Multitechnology biofabrication approaches. (A) Cell distribution and out-of-plane printing architecture. From Ruijter et al. (2019) [77]. (B) Bilayer self-folded tube via 3D printing and melt electrowriting (MEW) of PCL fibers on methacrylated alginate (AA-MA) hydrogel, can be folded at different directions direction; parallel, perpendicular or diagonal-wise. The presence of MEW fibers support Myofibroblast orientation to a higher degree not achievable by AA-MA film without fibers. From Constante et al. (2021) [78]. (C) Cell electrowritten (CEW) fibers on gelnor-based cell-laden scaffolds compared to conventional extrusion bioprinting. Single cells precisely aligned along the pattern in CEW while extrusion-bioprinted fibers had thicker filament of multiple cells distributed homogeneously.
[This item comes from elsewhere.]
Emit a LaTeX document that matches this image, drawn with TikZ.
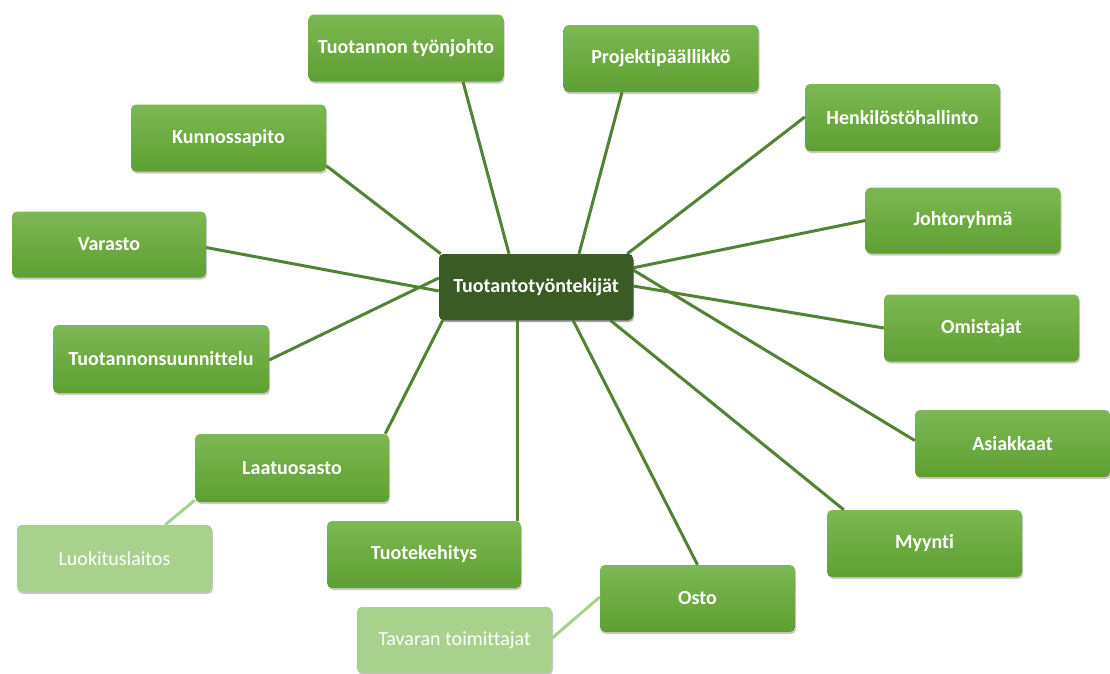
\documentclass[tikz,border=0pt]{standalone}
\usepackage{fontspec}
\setmainfont{Carlito}[Ligatures=NoCommon]
\usetikzlibrary{shadows}
\definecolor{gtop}{HTML}{7DB852}
\definecolor{gbot}{HTML}{5E9F32}
\definecolor{dark}{HTML}{3A5C24}
\definecolor{lightg}{HTML}{A9D18E}
\definecolor{linec}{HTML}{548235}
\tikzset{
  box/.style={rectangle, rounded corners=5pt, top color=gtop, bottom color=gbot,
    draw=none, text=white, font=\fontsize{20}{24}\selectfont\bfseries,
    minimum width=195pt, minimum height=67pt, inner sep=0pt,
    drop shadow={shadow xshift=1pt, shadow yshift=-2pt, opacity=0.35, fill=black!60}},
  hub/.style={box, top color=dark, bottom color=dark, fill=dark},
  lbox/.style={box, top color=lightg, bottom color=lightg, fill=lightg, font=\fontsize{20}{24}\selectfont},
  conn/.style={draw=linec, line width=3pt},
  lconn/.style={draw=lightg, line width=3pt},
}
\begin{document}
\begin{tikzpicture}[x=1pt,y=-1pt]
\useasboundingbox (0,0) rectangle (1110,673);
% central node
\node[hub, minimum width=194pt, minimum height=66pt] (c) at (536,287) {Tuotantotyöntekijät};
% boxes
\node[box] (tt) at (406,48) {Tuotannon työnjohto};
\node[box] (pp) at (661,58.5) {Projektipäällikkö};
\node[box] (hh) at (902.5,117.5) {Henkilöstöhallinto};
\node[box] (kp) at (228.5,138) {Kunnossapito};
\node[box, minimum height=66pt] (jr) at (963,220.5) {Johtoryhmä};
\node[box, minimum width=194pt, minimum height=66pt] (va) at (109,244.5) {Varasto};
\node[box] (om) at (981.5,328) {Omistajat};
\node[box, minimum width=216pt, minimum height=68pt] (ts) at (161,359) {Tuotannonsuunnittelu};
\node[box] (as) at (1012.5,443.5) {Asiakkaat};
\node[box, minimum width=194pt, minimum height=68pt] (la) at (292,468) {Laatuosasto};
\node[lbox] (lu) at (114.5,558.5) {Luokituslaitos};
\node[box, minimum width=194pt] (tk) at (424,554.5) {Tuotekehitys};
\node[box] (my) at (924.5,543.5) {Myynti};
\node[box] (os) at (697.5,598.5) {Osto};
\node[lbox, minimum height=66pt] (tv) at (454.5,640) {Tavaran toimittajat};
% connectors
\draw[conn] ([xshift=57pt]tt.south) -- ([xshift=-27pt]c.north);
\draw[conn] ([xshift=-39pt]pp.south) -- ([xshift=43pt]c.north);
\draw[conn] ([yshift=0.5pt]hh.west) -- ([xshift=-6pt]c.north east);
\draw[conn] ([yshift=6pt]kp.south east) -- ([xshift=2pt]c.north west);
\draw[conn] (jr.west) -- ([yshift=-14pt]c.north east);
\draw[conn] ([yshift=-3pt]va.east) -- ([yshift=-4pt]c.west);
\draw[conn] (om.west) -- ([yshift=1pt]c.east);
\draw[conn] ([yshift=-1pt]ts.east) -- ([yshift=9pt]c.west);
\draw[conn] ([yshift=3pt]as.west) -- ([yshift=17pt]c.east);
\draw[conn] ([xshift=-4pt]la.north east) -- ([xshift=4pt]c.south west);
\draw[conn] ([xshift=93pt]tk.north) -- ([xshift=-19pt]c.south);
\draw[conn] (os.north) -- ([xshift=37pt]c.south);
\draw[conn] ([xshift=17pt]my.north west) -- ([xshift=-23pt]c.south east);
\draw[lconn] ([xshift=-47pt]lu.north east) -- ([yshift=2pt]la.south west);
\draw[lconn] ([yshift=2pt]tv.east) -- ([yshift=1.5pt]os.west);
% redraw hub over line ends
\node[hub, minimum width=194pt, minimum height=66pt] at (c) {Tuotantotyöntekijät};
\end{tikzpicture}
\end{document}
CEW allows simultaneous multiple bioinks printing in a single construct. From Castilho et al. (2021) [28].

Fig. 9.

Current In vitro platforms for MEW for studying disease and engineering tissues. (A) Macrophages and MEW scaffold interaction suggested spontaneous differentiation of M1 toward the anti-inflammatory type (M2), while both M1-markers, IL-1β and IL-8, were decreased and the M2 markers, CD163 and IL-10, rather increased. From. Tylek et al. (2020) [43]. (B) Schematic of the MEW circular structure of a 3D in vitro radial culture device for glioblastoma cell migration analysis. From Bakirci et al. (2020) [84]. (C) Adipose stem cells (ASC) spheroids in box-structured MEW scaffolds shows attachment to the fibers and adjacent spheroids. From McMaster et al. (2019) [44].

Fig. 10.

Tissue-specific scaffolds/constructs that direct stem cells differentiation and mimic the biomechanics of the tissue to be regenerated. (A) F/CaP scaffold exhibited distinct surface texture and bioactivity when immersed in SBF. From Daghrery et al. (2021) [27]. (B) Non flat geometries via resurfacing PCL to mimicking the contour of a human femoral condyle surface, enables cartilage-like tissue formation. From Peiffer et al. (2021) [25].

Fig. 11.

Highly-Ordered, nanostructured fluorinated cap-coated melt electrowritten scaffold for periodontal regeneration (A) Generation and characterization of rat mandibular periodontal fenestration defect model. (B) Micro-CT assessments and MT-stained indicated neotissue formation and Sharpey’s fiber insertions to new bone and cementum formation after 6 weeks post-implantation of MEW-F/CaP scaffold. From Daghrery et al. (2021) [27].